Ambang Batas
Suasana di sebuah desa yang mayoritas masyarakatnya bekerja sebagai petani dan buruh tani juga memiliki ternak dengan jumlah lebih dari 1, yang rata-rata ternak sapi. Sehabis adzan subuh berkumandang, semua paksaan pada ternaknya hingga memerah air susu. Kebanyakan dari mereka ternak sapi betina karna riskan untuk ternak sapi jantan, memang sapi jantan jika sudah siap potong harganya bisa lebih tinggi dari sapi betina. Namun saat ini riskan rasanya memelihara sapi jantan dengan risiko penyakit yang membuat sapi tidak bertahan. Jika sapi terkena penyakit tentu saja peternak rugi, dengan rata-rata pemeliharaan lebih dari 3 tahun untuk siap potong tanpa tambahan pemasukan dari air susu, pasti rugi. Sehingga banyak yang memilih ternak sapi betina dengan durasi siap potong 2,5 tahun dan setiap hari mendapatkan pemasukan dari air susu, meskipun dari segi harga tidak semahal sapi jantan.

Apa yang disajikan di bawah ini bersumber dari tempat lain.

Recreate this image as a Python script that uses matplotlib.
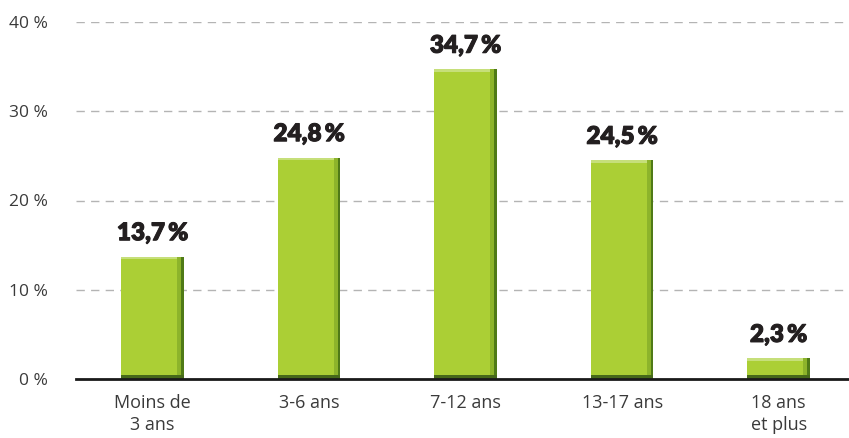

Ternak sapi terlihat berat, peternak seolah-olah berkutit dengan keseharian sesuai alur, dari pagi sudah harus memerah air susu, dilanjutkan dengan mencari rumput, memberi makan, untuk makanannya pun tidak hanya rumput, juga ada tambahan makanan lain untuk mendukung air susu sapi agar lebih berkualitas dan banyak. Tambahan lain ketika harus membersihkan kandang, membuang kotoran sapi, sampai waktu mengharuskan peternak memerah susu kembali ketika sakit tiba.
Seperti itu kurang lebih keseharian peternak sapi di daerah tersebut, disela senggang, mereka bertani mengurus tanaman sayur mayur. Ada yang memiliki kebun sendiri, ada pula yang menjadi buruh tani di kebun orang. Tak jarang harga sayur mayur jatuh ketika panen tiba, atau cuaca yang sudah tidak bisa ditebak merusak hasil panen.
Bagiku yang sedari kecil bercita-cita punya kerja tetap, dengan cita-cita sederhana biar bisa nyicil beli rumah, dan skrng Tuhan kabulkan, rasanya Alhamdulillah sekali. Bekerja sesuai waktu dan porsi, masih bisa merasakan libur 2 kali seminggu, ada waktu kantor disertai istirahat yang manusiawi, ada kesejahteraan dan ketenangan, ada libur pemerintah kita pun manut.
Ambang batas.
Kalau lihat kehidupan peternak sapi tadi, berat, lelah, seperti menjadi “budak” sapi. Setiap hari menjalankan rutinitas itu-itu lagi, tidak ada libur, makan sapi harus terus berjalan setiap hari, sapinya harus diperah setiap 2kali sehari. Tidak ada liburan, tidak ada keluar rumah, apalagi tidak pulang untuk staycation.
Adalagi kehidupan yang lebih baik, bisa beli rumah cash tanpa cicilan, suami, istri dan anak masing-masing terfasilitasi kendaraan roda empat, menggunakan supir pula. Kalau soal liburan realisasi terlaksana lebih baik dari pada rencana, mainannya sudah luar negeri tanpa berfikir harga tiket pesawat, check in hotel ga perlu jauh jauh dari pusat kota / keramaian, langsung di pusat kota, masalah harga bukan lagi jadi sandungan. Liburan berhari-hari, kesana kemari, waw luar biasa ya terlihat sangat enak dan seperti sempurna.
Ambang batas.
Rejeki manusia memang beda-beda
ya, tapi semua sudah dicukupkan, ada mereka yang pendapatannya ga seberapa,
tapi cukup untuk memenuhi kebutuhannya dan mereka tenang juga bahagia, ada yang
pendapatannya tinggi, tapi pengeluaran akan status social dan gaya hidup juga
tinggi, sehingga ya sama saja pengeluaran dan pemasukan ujung ujungnya sebatas
cukup. Ada sih yang berlebih, banyak. Tapi ketenangannya hatinya belum tentu
sama dengan mereka yang berkecukupan. Ambisi nya meraih sesuatu dan harus
tercapai juga beda, mungkin mereka yang dibatas bawah sudah tidak memiliki
ambisi apapun, hidupnya hanya untuk rasa syukur dan cukup, tapi mereka di atas
sibuk mengejar dunia, mengejar popularitas, masih saja kurang, padahal kalau
dipikir-pikir sudah lebih dari cukup dari mereka yang dibatas bawah.
Ya begitulah hidup sawang
sinawang.
Yang penting sudah memiliki rasa
cukup itu adalah rejeki tak terhingga, tidak semua orang dibekali rasa cukup.